[The input]:
— begin —
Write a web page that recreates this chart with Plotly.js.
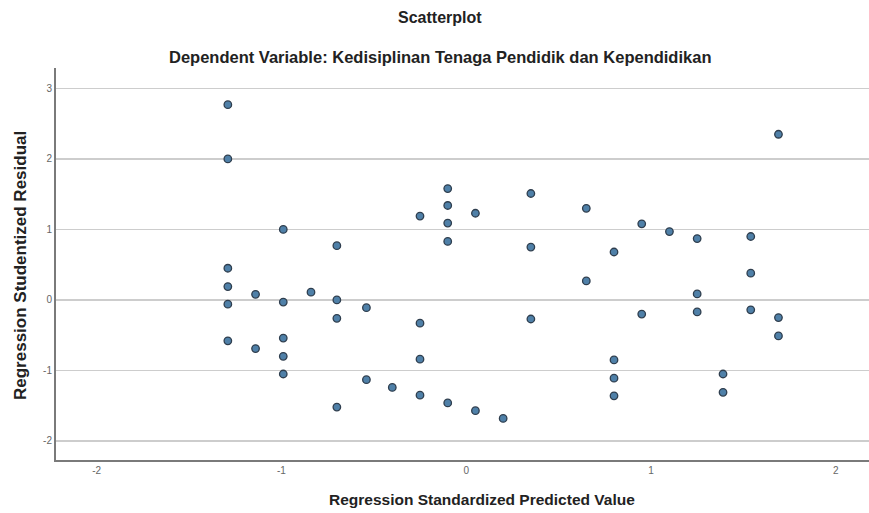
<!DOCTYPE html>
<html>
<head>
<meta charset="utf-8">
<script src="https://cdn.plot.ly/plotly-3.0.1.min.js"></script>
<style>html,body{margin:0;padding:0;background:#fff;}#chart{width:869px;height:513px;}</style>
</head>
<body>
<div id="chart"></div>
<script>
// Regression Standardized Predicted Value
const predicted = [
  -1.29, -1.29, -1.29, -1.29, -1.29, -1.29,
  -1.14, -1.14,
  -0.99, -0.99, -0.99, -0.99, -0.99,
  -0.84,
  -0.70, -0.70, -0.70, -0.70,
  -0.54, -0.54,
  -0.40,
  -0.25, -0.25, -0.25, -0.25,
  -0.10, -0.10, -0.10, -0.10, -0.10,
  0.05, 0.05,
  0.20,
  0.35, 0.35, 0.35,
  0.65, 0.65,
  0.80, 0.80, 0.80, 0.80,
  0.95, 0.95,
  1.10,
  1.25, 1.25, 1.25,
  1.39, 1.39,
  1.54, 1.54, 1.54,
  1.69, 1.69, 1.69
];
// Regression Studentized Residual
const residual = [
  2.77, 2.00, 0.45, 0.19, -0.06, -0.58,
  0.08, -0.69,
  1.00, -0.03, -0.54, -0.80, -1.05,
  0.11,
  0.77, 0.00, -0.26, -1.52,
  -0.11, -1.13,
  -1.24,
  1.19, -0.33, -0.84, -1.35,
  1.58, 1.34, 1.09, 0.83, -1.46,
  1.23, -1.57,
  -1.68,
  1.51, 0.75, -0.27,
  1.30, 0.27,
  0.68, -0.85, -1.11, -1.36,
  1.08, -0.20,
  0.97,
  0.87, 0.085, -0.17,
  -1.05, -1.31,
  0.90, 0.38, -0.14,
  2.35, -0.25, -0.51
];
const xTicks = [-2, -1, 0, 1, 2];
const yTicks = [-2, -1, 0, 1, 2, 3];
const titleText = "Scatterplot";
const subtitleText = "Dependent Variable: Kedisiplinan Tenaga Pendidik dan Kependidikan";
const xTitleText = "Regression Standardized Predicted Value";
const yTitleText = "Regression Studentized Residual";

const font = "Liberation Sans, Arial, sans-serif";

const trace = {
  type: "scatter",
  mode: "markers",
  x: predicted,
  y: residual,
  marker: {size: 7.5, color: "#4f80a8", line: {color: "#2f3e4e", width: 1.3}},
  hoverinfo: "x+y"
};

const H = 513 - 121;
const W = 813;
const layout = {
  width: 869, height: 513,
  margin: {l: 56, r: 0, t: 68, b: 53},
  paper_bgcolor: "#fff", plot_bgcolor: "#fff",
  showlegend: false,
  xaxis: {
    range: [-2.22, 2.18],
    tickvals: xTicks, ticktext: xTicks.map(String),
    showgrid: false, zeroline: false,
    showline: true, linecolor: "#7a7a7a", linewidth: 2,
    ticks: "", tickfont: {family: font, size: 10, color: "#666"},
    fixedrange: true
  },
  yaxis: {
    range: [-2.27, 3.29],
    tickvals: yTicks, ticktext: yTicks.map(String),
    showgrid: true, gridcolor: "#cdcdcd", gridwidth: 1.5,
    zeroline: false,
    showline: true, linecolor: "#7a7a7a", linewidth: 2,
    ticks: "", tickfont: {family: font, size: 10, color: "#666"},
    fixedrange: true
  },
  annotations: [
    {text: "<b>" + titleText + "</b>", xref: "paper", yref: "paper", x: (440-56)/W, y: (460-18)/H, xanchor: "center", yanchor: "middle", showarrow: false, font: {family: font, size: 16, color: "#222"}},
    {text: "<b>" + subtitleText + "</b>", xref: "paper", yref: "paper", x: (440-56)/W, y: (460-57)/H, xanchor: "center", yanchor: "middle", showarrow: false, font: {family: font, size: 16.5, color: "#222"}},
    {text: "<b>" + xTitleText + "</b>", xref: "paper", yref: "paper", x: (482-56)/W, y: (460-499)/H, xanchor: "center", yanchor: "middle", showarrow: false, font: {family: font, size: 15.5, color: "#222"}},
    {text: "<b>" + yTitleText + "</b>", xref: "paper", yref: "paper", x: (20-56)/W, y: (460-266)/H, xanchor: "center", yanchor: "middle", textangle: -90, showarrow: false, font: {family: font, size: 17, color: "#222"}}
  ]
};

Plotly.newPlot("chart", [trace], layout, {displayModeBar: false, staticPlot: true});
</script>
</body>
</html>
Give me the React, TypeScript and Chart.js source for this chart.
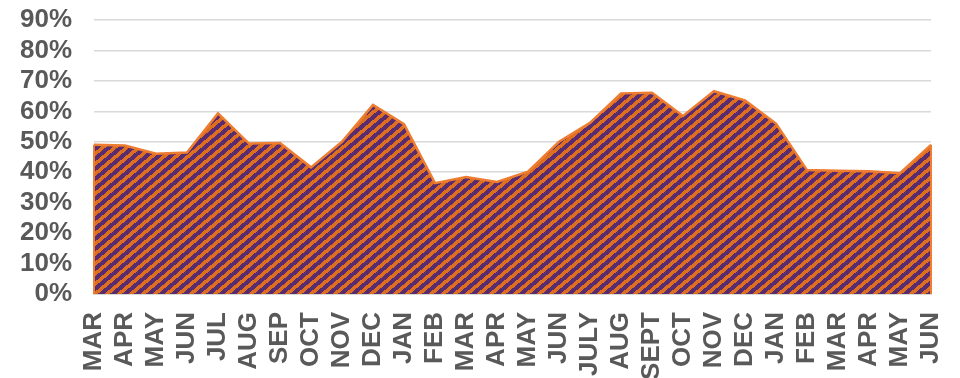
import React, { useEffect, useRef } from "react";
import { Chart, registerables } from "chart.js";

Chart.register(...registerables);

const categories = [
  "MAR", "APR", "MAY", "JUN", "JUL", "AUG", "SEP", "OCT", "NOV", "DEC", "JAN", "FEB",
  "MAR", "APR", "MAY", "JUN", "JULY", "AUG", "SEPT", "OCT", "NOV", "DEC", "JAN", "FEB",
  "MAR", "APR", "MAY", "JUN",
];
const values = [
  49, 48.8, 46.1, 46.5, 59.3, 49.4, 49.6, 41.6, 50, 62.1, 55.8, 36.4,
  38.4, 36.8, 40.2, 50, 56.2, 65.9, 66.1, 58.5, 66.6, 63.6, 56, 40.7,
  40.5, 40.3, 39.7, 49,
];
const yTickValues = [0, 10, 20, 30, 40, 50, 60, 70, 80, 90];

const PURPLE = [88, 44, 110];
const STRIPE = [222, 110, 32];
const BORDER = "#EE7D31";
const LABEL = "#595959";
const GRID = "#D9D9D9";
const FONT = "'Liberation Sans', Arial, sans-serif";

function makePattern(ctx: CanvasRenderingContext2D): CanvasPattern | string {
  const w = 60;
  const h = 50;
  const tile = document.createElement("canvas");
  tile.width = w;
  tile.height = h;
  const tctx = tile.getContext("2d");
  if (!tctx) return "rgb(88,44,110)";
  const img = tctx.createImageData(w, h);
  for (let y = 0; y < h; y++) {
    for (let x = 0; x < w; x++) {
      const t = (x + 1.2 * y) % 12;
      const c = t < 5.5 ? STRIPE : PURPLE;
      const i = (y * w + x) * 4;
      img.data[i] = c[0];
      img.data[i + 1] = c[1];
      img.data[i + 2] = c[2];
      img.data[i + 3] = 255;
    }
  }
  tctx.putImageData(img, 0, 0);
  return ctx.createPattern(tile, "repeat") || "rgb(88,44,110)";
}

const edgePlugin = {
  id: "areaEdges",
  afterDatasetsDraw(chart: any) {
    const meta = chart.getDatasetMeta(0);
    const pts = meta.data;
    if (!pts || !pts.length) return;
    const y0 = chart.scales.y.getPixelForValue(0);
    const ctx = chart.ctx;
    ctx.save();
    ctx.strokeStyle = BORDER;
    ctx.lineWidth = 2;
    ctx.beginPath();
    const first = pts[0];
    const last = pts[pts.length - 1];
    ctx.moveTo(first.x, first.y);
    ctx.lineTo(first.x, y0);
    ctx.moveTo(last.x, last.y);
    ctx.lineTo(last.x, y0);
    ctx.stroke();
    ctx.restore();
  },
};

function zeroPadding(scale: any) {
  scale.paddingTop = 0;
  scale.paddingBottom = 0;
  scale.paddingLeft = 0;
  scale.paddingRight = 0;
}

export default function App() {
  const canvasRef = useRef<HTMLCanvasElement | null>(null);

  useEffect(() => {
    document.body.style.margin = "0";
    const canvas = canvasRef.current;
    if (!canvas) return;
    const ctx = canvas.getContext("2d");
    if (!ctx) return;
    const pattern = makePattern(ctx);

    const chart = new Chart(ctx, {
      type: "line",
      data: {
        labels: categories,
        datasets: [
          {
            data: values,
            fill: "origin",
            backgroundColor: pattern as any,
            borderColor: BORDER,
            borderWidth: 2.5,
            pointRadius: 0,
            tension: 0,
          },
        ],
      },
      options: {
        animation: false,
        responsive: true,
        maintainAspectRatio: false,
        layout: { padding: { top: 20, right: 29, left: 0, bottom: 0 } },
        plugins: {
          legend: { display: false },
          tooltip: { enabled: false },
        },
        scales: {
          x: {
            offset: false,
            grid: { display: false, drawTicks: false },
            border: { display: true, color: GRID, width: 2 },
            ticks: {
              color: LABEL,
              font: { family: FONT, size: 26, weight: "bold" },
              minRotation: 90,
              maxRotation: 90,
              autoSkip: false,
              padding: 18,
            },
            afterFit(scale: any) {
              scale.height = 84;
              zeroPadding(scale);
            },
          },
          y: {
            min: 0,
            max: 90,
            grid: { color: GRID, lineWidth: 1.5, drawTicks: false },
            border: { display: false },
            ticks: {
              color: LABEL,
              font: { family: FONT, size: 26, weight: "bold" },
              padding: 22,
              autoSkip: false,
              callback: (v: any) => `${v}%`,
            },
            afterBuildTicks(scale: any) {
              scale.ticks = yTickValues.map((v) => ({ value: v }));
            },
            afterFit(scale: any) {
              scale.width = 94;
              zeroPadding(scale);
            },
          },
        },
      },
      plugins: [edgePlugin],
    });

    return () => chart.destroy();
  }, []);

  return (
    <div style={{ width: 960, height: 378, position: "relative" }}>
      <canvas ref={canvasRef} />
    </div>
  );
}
— end —
[Task requirements]:
Copy exactly the part of the material above that opens with the line containing "Give me the" and closes with the line containing "Chart.register(...registerables);", ends included. Drop the images.

[Finished task]:
Give me the React, TypeScript and Chart.js source for this chart.
import React, { useEffect, useRef } from "react";
import { Chart, registerables } from "chart.js";

Chart.register(...registerables);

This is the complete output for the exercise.